On 16 March 2016, CIPL and the Dutch Ministry of Security and Justice co-hosted a workshop in Amsterdam entitled “Towards a Successful and Consistent Implementation of the GDPR”. The workshop kick-started the special CIPL project on the consistent interpretation and implementation of the EU GDPR.
The main objective of the workshop was to initiate an open and constructive dialogue between industry members, regulators, and policymakers on two topics, namely, “Data Privacy Programmatic Management” and “Individual Rights”.

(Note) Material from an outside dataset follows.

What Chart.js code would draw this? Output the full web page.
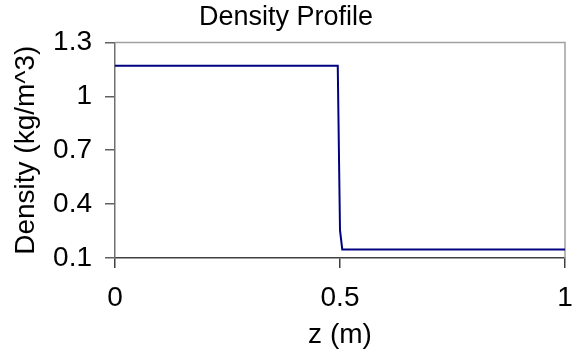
<!DOCTYPE html>
<html>
<head>
<meta charset="utf-8">
<script src="https://cdn.jsdelivr.net/npm/chart.js@4/dist/chart.umd.min.js"></script>
<style>
  body { margin: 0; background: #fff; }
</style>
</head>
<body>
<canvas id="densityChart" width="572" height="352"></canvas>
<script>
// Datos del perfil de densidad
const zValues = [0, 0.495, 0.5, 0.505, 1];
const densityValues = [1.17, 1.17, 0.255, 0.148, 0.148];
const xTicks = [0, 0.5, 1];
const yTicks = [0.1, 0.4, 0.7, 1, 1.3];

const font = { family: '"Liberation Sans", Arial, sans-serif', size: 28 };

// Marco gris arriba y a la derecha del área del gráfico
const frame = {
    id: 'frame',
    beforeDatasetsDraw(chart) {
        const a = chart.chartArea;
        const c = chart.ctx;
        c.save();
        c.strokeStyle = '#a0a0a0';
        c.lineWidth = 1.5;
        c.beginPath();
        c.moveTo(a.left, a.top);
        c.lineTo(a.right, a.top);
        c.lineTo(a.right, a.bottom);
        c.stroke();
        c.restore();
    }
};

const ctx = document.getElementById('densityChart').getContext('2d');
const densityChart = new Chart(ctx, {
    type: 'line',
    data: {
        datasets: [{
            label: 'Density',
            data: zValues.map((z, i) => ({ x: z, y: densityValues[i] })),
            borderColor: '#000080',
            borderWidth: 2,
            pointRadius: 0,
            tension: 0,
            fill: false
        }]
    },
    options: {
        responsive: false,
        animation: false,
        layout: { padding: { left: 0, right: 0, top: 0, bottom: 0 } },
        plugins: {
            legend: { display: false },
            tooltip: { enabled: false },
            title: {
                display: true,
                text: 'Density Profile',
                color: '#000',
                font: { family: font.family, size: 27, weight: 'normal' },
                padding: { top: 1, bottom: 9 }
            }
        },
        scales: {
            x: {
                type: 'linear',
                min: 0,
                max: 1,
                afterBuildTicks: s => { s.ticks = xTicks.map(v => ({ value: v })); },
                afterFit: s => { s.height = 94; s.paddingLeft = 0; s.paddingRight = 7; },
                ticks: { color: '#000', font: font, padding: 13, maxRotation: 0, callback: v => String(v) },
                grid: { drawOnChartArea: false, tickLength: 10, color: '#404040', lineWidth: 1.5 },
                border: { color: '#404040', width: 1.5 },
                title: { display: true, text: 'z (m)', color: '#000', font: font, padding: { top: 0, bottom: 0 } }
            },
            y: {
                min: 0.1,
                max: 1.3,
                afterBuildTicks: s => { s.ticks = yTicks.map(v => ({ value: v })); },
                afterFit: s => { s.width = 115; },
                ticks: { color: '#000', font: font, padding: 13, callback: v => String(v) },
                grid: { drawOnChartArea: false, tickLength: 10, color: '#606060', lineWidth: 1.5 },
                border: { color: '#707070', width: 1.5 },
                title: { display: true, text: 'Density (kg/m^3)', color: '#000', font: font, padding: { top: 9, bottom: 0 } }
            }
        }
    },
    plugins: [frame]
});
</script>
</body>
</html>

- In this report, we discuss the eleven key themes explored during the workshop:
- Ongoing, high-level, and open engagement between industry, regulators and policy-makers is essential to ensure the consistent implementation and interpretation of the GDPR;
- The Article 29 Working Party and the European Commission will hold several meetings over the next two years which will provide suitable forums for stakeholder involvement;
- The successful GDPR implementation and interpretation will also depend on various considerations, such as taking into account the aims of the European strategy on the Digital Single Market, devising “future-proof” and technologically neutral guidance, ensuring a harmonised European approach (as far as possible), and considering overlapping European laws (e.g. competition law);
- The centrality of “accountability” in the GDPR and importance of incentivising companies to adopt and develop accountability tools;
- How “smart” data protection regulation may enable European data protection authorities to discharge their GDPR roles more effectively;
- The importance of clarifying various functional and organisational aspects of the data protection officer role;
- The need to develop harmonised understandings of “risk” and “high risk”, and agree on risk assessment approaches and methodologies that consider not only the risk but also the benefits of data processing;
- Codes of conduct, certifications, seals and binding corporate rules can be effective compliance and accountability tools if , for example, we incentivise their development and ensure that they work at the “programmatic” rather than product level;
- Implementing and interpreting the rights to data portability, erasure and object raise various problems, such as the interactions between data portability and other legal areas (e.g. competition law), which need to be resolved;
- The GDPR transparency provisions should be implemented and interpreted in order to minimise any tension which exist between these provisions and the GDPR provisions on detailed notice. Relatedly, we need to carefully consider whether icons are suitable transparency tools; and
- The GDPR will raise specific challenges for start-ups and small and medium-sized enterprises which need to be addressed head-on, for example, by involving these organisations in the stakeholder engagement process.